WRITTEN EXERCISE
Scan the data below and report how many lines include the word "this". Nothing else is wanted.

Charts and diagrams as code
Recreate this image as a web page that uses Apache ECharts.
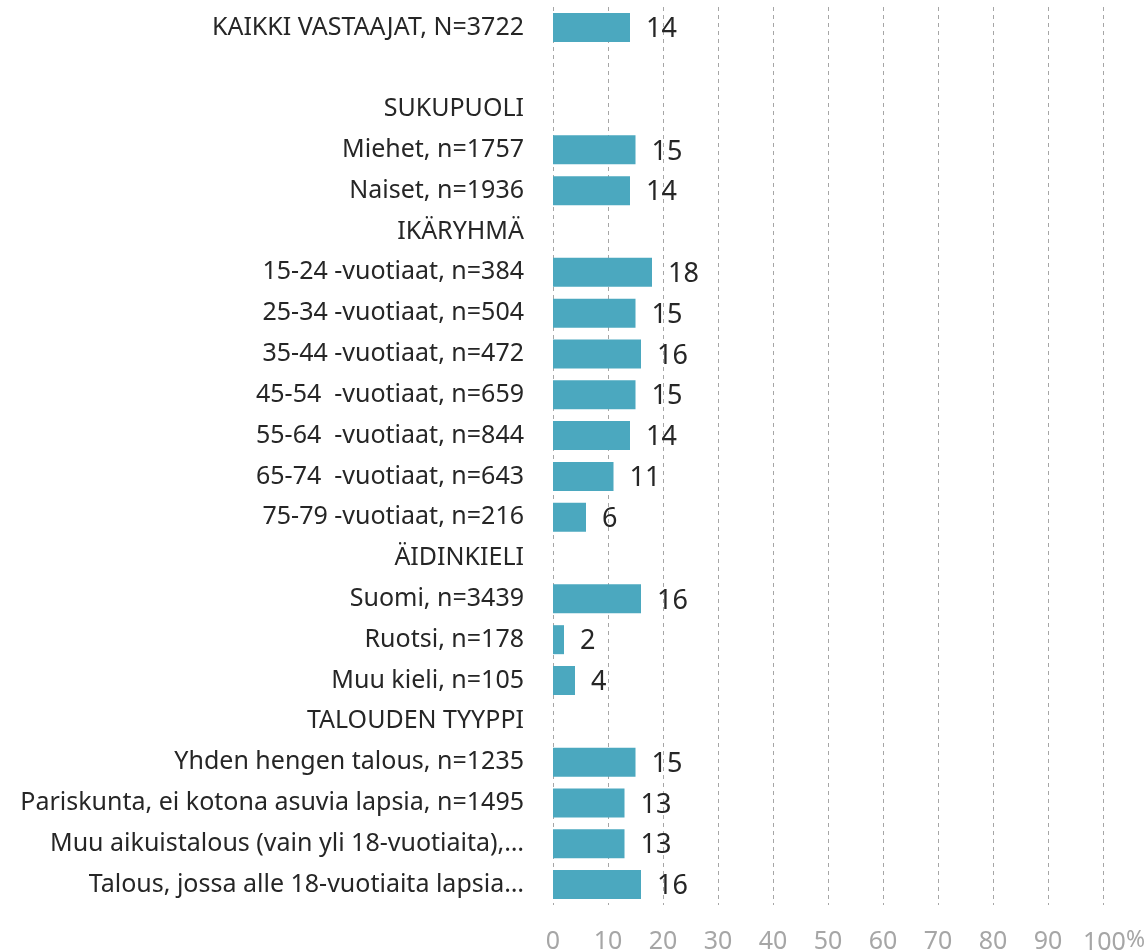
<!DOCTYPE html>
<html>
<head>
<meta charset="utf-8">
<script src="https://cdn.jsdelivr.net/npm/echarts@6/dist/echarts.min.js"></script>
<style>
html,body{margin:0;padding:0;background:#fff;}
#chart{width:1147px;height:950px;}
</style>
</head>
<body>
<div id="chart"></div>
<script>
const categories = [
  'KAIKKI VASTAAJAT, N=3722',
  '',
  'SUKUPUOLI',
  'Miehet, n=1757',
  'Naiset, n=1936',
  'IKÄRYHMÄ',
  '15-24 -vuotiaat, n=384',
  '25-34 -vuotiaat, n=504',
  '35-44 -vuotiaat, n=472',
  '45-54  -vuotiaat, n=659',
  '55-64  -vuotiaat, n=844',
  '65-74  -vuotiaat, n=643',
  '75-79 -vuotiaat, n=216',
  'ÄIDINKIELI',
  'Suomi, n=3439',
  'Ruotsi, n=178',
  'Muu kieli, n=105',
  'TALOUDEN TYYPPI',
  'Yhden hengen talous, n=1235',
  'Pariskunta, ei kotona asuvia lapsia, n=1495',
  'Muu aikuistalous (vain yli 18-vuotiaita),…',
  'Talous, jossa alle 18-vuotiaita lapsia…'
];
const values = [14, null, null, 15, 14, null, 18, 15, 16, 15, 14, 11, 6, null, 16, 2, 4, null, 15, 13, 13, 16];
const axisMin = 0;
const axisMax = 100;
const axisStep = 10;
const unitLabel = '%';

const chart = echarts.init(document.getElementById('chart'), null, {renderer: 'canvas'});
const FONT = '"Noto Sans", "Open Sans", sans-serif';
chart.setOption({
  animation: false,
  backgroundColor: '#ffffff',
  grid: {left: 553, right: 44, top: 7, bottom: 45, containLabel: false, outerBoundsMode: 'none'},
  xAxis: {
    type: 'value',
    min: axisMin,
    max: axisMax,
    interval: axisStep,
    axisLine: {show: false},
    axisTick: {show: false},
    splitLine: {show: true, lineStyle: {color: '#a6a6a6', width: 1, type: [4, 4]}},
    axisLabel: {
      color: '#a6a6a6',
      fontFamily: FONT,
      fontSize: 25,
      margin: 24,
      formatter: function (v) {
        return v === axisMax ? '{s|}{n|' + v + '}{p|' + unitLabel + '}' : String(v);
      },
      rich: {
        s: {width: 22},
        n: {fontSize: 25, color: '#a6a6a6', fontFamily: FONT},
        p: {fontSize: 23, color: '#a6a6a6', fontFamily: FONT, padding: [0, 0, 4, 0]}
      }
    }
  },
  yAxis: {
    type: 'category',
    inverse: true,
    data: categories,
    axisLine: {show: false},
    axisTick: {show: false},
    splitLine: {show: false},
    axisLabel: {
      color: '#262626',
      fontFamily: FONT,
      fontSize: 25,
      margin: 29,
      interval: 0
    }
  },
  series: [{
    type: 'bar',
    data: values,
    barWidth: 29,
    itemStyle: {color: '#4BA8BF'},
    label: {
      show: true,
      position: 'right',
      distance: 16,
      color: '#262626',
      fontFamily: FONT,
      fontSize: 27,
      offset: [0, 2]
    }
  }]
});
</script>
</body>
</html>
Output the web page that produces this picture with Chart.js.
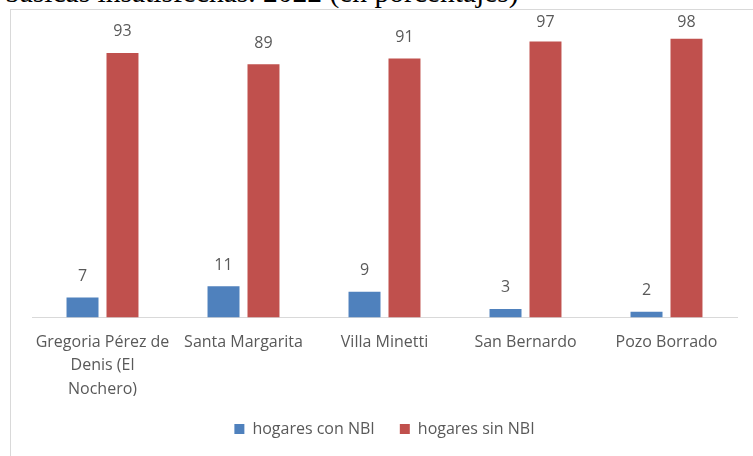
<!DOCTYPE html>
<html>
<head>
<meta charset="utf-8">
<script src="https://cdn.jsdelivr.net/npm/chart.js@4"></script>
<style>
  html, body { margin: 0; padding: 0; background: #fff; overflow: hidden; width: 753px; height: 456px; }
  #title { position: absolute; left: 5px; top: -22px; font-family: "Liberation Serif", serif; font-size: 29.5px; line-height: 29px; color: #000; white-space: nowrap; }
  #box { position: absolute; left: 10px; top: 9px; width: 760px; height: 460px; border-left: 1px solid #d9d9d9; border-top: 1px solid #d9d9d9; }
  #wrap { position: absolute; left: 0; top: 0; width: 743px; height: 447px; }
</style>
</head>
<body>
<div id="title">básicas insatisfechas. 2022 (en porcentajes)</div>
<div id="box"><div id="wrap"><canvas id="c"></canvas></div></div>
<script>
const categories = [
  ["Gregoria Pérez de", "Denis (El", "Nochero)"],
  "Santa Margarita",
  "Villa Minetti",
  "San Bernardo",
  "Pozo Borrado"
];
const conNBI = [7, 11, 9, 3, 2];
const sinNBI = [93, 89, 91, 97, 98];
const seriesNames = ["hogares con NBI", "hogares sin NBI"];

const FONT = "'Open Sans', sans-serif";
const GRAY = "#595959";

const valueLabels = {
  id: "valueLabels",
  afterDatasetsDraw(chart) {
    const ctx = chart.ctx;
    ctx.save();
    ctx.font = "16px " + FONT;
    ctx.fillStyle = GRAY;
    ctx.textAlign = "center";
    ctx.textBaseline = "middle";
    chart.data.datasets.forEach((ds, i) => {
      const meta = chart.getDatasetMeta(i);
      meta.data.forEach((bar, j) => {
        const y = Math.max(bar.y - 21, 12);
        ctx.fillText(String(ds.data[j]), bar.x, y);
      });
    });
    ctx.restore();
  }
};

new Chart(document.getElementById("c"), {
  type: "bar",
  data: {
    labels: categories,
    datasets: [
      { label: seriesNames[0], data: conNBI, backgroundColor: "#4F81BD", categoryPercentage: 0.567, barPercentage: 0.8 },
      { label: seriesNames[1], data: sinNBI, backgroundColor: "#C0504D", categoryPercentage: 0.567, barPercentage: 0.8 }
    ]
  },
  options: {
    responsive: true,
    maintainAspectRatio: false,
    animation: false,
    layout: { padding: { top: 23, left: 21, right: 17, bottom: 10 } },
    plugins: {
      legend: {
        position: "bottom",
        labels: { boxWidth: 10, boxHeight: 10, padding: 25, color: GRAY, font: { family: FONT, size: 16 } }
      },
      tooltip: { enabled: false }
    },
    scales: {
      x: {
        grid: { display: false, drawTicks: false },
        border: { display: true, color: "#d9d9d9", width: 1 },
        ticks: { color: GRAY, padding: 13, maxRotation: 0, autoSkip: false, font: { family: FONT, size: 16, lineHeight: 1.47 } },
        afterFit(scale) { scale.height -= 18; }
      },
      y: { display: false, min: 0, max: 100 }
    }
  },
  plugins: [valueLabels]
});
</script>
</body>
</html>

--

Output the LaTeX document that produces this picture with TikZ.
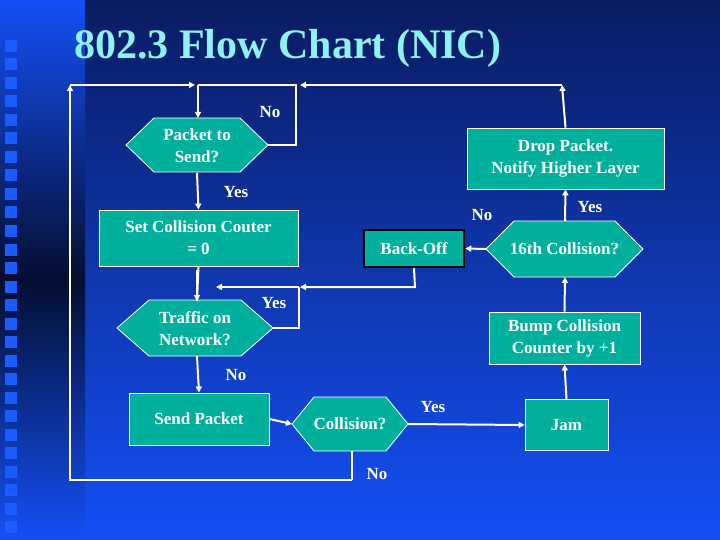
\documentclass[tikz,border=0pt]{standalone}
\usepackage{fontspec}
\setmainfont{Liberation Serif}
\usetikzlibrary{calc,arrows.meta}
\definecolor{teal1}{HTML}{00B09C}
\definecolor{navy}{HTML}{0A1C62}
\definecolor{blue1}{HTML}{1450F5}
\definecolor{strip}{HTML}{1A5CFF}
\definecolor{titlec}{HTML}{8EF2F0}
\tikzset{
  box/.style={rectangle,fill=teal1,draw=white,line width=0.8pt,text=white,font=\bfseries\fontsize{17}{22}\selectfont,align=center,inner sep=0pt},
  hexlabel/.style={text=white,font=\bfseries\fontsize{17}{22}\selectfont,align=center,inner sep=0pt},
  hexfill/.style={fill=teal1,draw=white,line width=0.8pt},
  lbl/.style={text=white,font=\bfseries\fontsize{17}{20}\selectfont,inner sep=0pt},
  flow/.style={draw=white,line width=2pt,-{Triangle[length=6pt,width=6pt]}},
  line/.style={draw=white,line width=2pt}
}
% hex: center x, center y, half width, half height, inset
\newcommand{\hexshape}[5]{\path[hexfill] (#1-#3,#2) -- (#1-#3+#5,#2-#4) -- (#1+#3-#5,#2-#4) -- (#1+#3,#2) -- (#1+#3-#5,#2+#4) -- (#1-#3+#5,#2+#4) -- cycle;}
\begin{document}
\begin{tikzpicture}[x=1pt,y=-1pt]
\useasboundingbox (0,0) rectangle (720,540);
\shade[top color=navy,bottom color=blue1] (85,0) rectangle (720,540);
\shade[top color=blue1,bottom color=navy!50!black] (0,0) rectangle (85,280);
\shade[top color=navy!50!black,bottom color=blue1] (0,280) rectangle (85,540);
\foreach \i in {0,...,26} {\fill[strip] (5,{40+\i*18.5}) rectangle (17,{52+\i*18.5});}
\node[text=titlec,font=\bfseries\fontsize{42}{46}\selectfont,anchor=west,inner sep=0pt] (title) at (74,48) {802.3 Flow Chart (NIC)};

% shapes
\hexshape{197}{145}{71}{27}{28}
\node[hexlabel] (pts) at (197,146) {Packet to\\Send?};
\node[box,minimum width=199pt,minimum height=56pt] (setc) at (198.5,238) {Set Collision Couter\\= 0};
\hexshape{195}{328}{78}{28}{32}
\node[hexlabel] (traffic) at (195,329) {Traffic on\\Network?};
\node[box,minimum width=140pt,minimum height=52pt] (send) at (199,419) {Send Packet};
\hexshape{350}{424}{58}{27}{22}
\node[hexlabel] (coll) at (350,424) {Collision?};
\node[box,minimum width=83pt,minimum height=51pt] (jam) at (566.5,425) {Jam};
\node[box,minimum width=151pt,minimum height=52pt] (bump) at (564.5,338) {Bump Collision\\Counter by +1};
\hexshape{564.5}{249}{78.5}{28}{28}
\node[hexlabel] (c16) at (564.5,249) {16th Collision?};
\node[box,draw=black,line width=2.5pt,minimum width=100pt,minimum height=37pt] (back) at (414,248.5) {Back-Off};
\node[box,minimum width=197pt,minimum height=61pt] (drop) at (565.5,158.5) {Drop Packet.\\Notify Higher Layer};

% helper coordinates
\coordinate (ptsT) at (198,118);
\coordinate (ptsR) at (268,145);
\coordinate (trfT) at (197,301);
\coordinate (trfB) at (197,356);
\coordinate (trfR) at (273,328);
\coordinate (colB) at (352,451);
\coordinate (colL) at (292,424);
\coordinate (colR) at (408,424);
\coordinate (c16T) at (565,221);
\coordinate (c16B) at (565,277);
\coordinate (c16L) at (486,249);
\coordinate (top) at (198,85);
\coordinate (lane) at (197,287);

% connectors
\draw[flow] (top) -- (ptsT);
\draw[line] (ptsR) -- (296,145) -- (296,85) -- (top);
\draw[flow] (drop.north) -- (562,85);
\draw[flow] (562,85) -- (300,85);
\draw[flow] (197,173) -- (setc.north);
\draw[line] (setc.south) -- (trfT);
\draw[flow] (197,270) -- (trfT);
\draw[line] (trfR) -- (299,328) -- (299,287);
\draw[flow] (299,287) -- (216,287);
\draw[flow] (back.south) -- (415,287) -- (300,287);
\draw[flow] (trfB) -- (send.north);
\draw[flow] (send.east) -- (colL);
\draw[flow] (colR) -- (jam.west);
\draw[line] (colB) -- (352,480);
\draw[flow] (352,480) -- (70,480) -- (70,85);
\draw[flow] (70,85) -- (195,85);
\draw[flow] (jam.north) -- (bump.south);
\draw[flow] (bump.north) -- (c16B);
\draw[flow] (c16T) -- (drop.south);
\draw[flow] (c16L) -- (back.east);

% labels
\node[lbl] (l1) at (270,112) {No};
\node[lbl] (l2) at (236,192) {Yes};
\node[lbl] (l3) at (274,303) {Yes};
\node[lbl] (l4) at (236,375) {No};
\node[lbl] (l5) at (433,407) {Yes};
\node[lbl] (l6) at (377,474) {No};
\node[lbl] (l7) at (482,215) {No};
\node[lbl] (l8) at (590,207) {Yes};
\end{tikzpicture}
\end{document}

* * *

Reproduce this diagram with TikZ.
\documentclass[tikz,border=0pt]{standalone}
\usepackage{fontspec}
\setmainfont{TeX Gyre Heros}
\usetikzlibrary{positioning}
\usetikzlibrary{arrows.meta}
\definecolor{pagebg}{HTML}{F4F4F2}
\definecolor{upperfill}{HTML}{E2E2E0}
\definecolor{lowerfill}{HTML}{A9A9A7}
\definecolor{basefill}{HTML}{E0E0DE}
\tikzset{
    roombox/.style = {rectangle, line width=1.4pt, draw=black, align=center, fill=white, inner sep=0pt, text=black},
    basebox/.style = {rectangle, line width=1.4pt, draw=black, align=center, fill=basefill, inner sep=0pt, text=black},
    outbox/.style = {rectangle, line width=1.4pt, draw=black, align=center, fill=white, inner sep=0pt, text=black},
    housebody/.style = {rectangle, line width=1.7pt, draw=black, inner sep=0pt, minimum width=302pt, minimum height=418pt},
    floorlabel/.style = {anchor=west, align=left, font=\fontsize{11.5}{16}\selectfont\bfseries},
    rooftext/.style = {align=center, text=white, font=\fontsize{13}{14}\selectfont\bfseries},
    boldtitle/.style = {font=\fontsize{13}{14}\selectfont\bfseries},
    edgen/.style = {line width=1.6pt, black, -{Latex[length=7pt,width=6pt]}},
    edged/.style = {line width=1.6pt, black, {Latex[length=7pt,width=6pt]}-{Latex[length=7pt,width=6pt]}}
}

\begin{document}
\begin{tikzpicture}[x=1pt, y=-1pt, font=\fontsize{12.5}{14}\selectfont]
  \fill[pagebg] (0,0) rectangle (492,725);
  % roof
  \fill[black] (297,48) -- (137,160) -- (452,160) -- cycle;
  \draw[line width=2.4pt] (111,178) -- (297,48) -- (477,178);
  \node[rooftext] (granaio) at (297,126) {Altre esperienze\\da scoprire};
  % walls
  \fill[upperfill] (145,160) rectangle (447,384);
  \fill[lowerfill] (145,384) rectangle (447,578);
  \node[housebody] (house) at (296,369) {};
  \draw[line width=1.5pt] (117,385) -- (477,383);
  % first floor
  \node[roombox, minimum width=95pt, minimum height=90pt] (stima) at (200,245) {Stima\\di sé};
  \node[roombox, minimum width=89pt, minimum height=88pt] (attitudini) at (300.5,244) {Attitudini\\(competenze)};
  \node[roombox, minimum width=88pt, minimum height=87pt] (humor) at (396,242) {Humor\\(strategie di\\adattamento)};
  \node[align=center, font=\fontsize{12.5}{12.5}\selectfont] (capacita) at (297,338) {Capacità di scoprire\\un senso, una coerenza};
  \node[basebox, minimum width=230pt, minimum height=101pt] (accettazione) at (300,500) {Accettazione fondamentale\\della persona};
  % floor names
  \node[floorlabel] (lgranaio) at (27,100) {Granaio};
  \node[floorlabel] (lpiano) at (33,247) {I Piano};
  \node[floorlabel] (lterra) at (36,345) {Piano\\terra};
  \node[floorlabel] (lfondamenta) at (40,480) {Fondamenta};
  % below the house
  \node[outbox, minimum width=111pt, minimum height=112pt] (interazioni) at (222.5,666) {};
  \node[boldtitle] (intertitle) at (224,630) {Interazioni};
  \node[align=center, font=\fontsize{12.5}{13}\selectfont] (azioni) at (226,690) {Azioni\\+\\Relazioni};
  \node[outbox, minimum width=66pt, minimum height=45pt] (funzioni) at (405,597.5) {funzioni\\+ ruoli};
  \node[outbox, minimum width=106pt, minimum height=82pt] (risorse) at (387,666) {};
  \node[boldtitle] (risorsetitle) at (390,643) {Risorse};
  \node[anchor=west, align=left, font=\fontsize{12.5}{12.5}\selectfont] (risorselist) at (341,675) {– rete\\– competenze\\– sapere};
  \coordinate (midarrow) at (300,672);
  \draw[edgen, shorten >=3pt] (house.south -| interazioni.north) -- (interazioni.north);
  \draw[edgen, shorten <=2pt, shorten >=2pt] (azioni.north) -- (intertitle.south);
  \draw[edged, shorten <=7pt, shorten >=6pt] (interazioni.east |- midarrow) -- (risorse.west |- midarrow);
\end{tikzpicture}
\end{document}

RESPONSE BELOW
4